Source code of charts:
________
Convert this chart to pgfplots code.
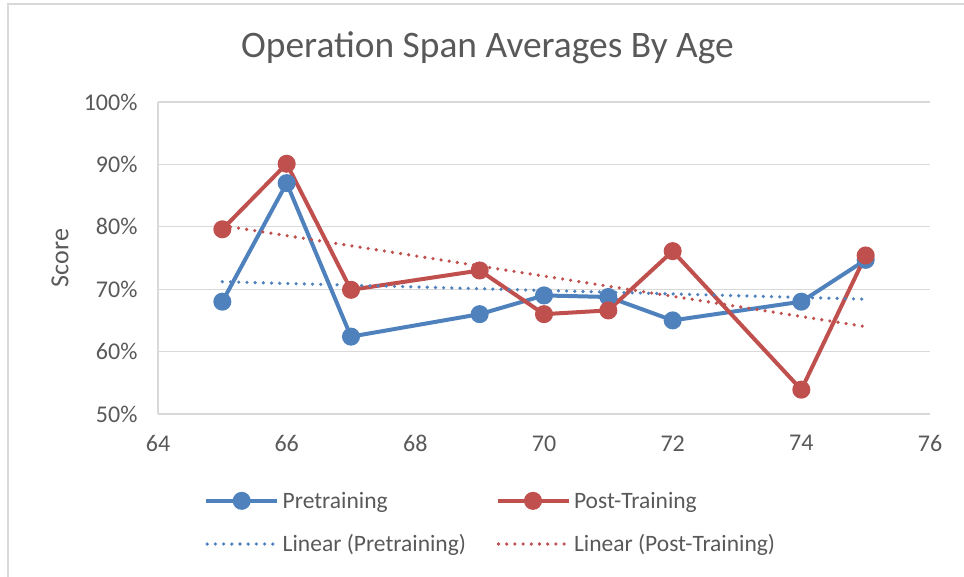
\documentclass[border=0pt]{standalone}
\usepackage{pgfplots}
\pgfplotsset{compat=1.18}
\usepackage{fontspec}
\setmainfont{Carlito}
\definecolor{preblue}{HTML}{4F81BD}
\definecolor{postred}{HTML}{C0504D}
\definecolor{txtgray}{HTML}{595959}
\definecolor{gridgray}{HTML}{D9D9D9}
\pgfplotsset{
  markleg/.style={legend image code/.code={\draw[##1, mark repeat=2, mark phase=2] plot coordinates {(0pt,0pt) (35.5pt,0pt) (71pt,0pt)};}},
  lineleg/.style={legend image code/.code={\draw[##1] (1pt,0pt) -- (71pt,0pt);}},
}
\begin{document}
\begin{tikzpicture}[x=1pt,y=1pt]
\useasboundingbox (0,0) rectangle (964,577);
\draw[gridgray, line width=1.5pt] (8,0) -- (8,573) -- (964,573);
\begin{axis}[
  at={(158pt,163pt)}, anchor=south west,
  scale only axis, width=772pt, height=312pt,
  xmin=64, xmax=76, ymin=50, ymax=100,
  xtick={64,66,...,76}, ytick={50,60,...,100},
  /pgf/number format/assume math mode=true,
  yticklabel={\pgfmathprintnumber{\tick}\%},
  tick style={draw=none},
  axis lines*=left,
  axis line style={gridgray, line width=1.3pt},
  ymajorgrids, grid style={gridgray, line width=1.3pt},
  tick label style={font=\fontsize{24}{27}\selectfont, text=txtgray},
  xticklabel style={yshift=-18pt},
  yticklabel style={xshift=-17pt},
  title={Operation Span Averages By Age},
  title style={font=\fontsize{37.4}{42}\selectfont, text=txtgray, at={(axis description cs:0.4268,1.122)}, anchor=base},
  ylabel={Score},
  ylabel style={font=\fontsize{26}{30}\selectfont, text=txtgray, at={(axis description cs:-0.1269,0.5)}, anchor=center},
  legend columns=2,
  legend cell align=left,
  legend style={at={(axis description cs:0.0596,-0.243)}, anchor=north west, draw=none, fill=none,
    font=\fontsize{23.5}{27}\selectfont, text=txtgray, inner sep=0pt,
    nodes={inner xsep=3.5pt},
    /tikz/every even column/.append style={column sep=26pt}, row sep=21pt},
  clip=false,
]
\addplot[preblue, line width=4pt, mark=*, mark size=7pt, mark options={solid}, markleg]
  coordinates {(65,68.0) (66,87.0) (67,62.4) (69,66.0) (70,69.0) (71,68.75) (72,65.0) (74,68.0) (75,74.7)};
\addlegendentry{Pretraining}
\addplot[postred, line width=4pt, mark=*, mark size=7pt, mark options={solid}, markleg]
  coordinates {(65,79.6) (66,90.1) (67,69.9) (69,73.0) (70,66.0) (71,66.6) (72,76.1) (74,53.9) (75,75.4)};
\addlegendentry{Post-Training}
\addplot[preblue, line width=3.6pt, line cap=round, dash pattern=on 0pt off 8.2pt, mark=none, lineleg]
  coordinates {(65,71.2) (75,68.4)};
\addlegendentry{Linear (Pretraining)}
\addplot[postred, line width=3.6pt, line cap=round, dash pattern=on 0pt off 8.2pt, mark=none, lineleg]
  coordinates {(65,80.2) (75,64.0)};
\addlegendentry{Linear (Post-Training)}
\end{axis}
\end{tikzpicture}
\end{document}
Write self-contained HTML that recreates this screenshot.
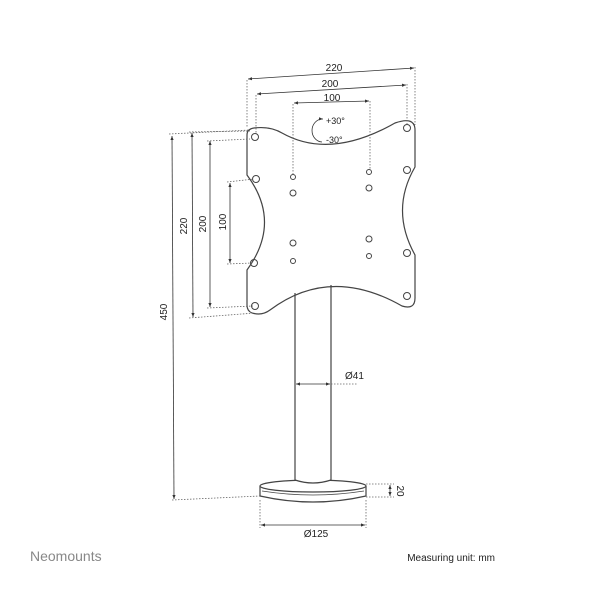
________
DIRECTION: Go through the material above and print all of it exactly, except the pictures.

RESPONSE:
Convert this chart to pgfplots code.
\documentclass[border=0pt]{standalone}
\usepackage{pgfplots}
\pgfplotsset{compat=1.18}
\usepackage{fontspec}
\setmainfont{Carlito}
\definecolor{preblue}{HTML}{4F81BD}
\definecolor{postred}{HTML}{C0504D}
\definecolor{txtgray}{HTML}{595959}
\definecolor{gridgray}{HTML}{D9D9D9}
\pgfplotsset{
  markleg/.style={legend image code/.code={\draw[##1, mark repeat=2, mark phase=2] plot coordinates {(0pt,0pt) (35.5pt,0pt) (71pt,0pt)};}},
  lineleg/.style={legend image code/.code={\draw[##1] (1pt,0pt) -- (71pt,0pt);}},
}
\begin{document}
\begin{tikzpicture}[x=1pt,y=1pt]
\useasboundingbox (0,0) rectangle (964,577);
\draw[gridgray, line width=1.5pt] (8,0) -- (8,573) -- (964,573);
\begin{axis}[
  at={(158pt,163pt)}, anchor=south west,
  scale only axis, width=772pt, height=312pt,
  xmin=64, xmax=76, ymin=50, ymax=100,
  xtick={64,66,...,76}, ytick={50,60,...,100},
  /pgf/number format/assume math mode=true,
  yticklabel={\pgfmathprintnumber{\tick}\%},
  tick style={draw=none},
  axis lines*=left,
  axis line style={gridgray, line width=1.3pt},
  ymajorgrids, grid style={gridgray, line width=1.3pt},
  tick label style={font=\fontsize{24}{27}\selectfont, text=txtgray},
  xticklabel style={yshift=-18pt},
  yticklabel style={xshift=-17pt},
  title={Operation Span Averages By Age},
  title style={font=\fontsize{37.4}{42}\selectfont, text=txtgray, at={(axis description cs:0.4268,1.122)}, anchor=base},
  ylabel={Score},
  ylabel style={font=\fontsize{26}{30}\selectfont, text=txtgray, at={(axis description cs:-0.1269,0.5)}, anchor=center},
  legend columns=2,
  legend cell align=left,
  legend style={at={(axis description cs:0.0596,-0.243)}, anchor=north west, draw=none, fill=none,
    font=\fontsize{23.5}{27}\selectfont, text=txtgray, inner sep=0pt,
    nodes={inner xsep=3.5pt},
    /tikz/every even column/.append style={column sep=26pt}, row sep=21pt},
  clip=false,
]
\addplot[preblue, line width=4pt, mark=*, mark size=7pt, mark options={solid}, markleg]
  coordinates {(65,68.0) (66,87.0) (67,62.4) (69,66.0) (70,69.0) (71,68.75) (72,65.0) (74,68.0) (75,74.7)};
\addlegendentry{Pretraining}
\addplot[postred, line width=4pt, mark=*, mark size=7pt, mark options={solid}, markleg]
  coordinates {(65,79.6) (66,90.1) (67,69.9) (69,73.0) (70,66.0) (71,66.6) (72,76.1) (74,53.9) (75,75.4)};
\addlegendentry{Post-Training}
\addplot[preblue, line width=3.6pt, line cap=round, dash pattern=on 0pt off 8.2pt, mark=none, lineleg]
  coordinates {(65,71.2) (75,68.4)};
\addlegendentry{Linear (Pretraining)}
\addplot[postred, line width=3.6pt, line cap=round, dash pattern=on 0pt off 8.2pt, mark=none, lineleg]
  coordinates {(65,80.2) (75,64.0)};
\addlegendentry{Linear (Post-Training)}
\end{axis}
\end{tikzpicture}
\end{document}
Write self-contained HTML that recreates this screenshot.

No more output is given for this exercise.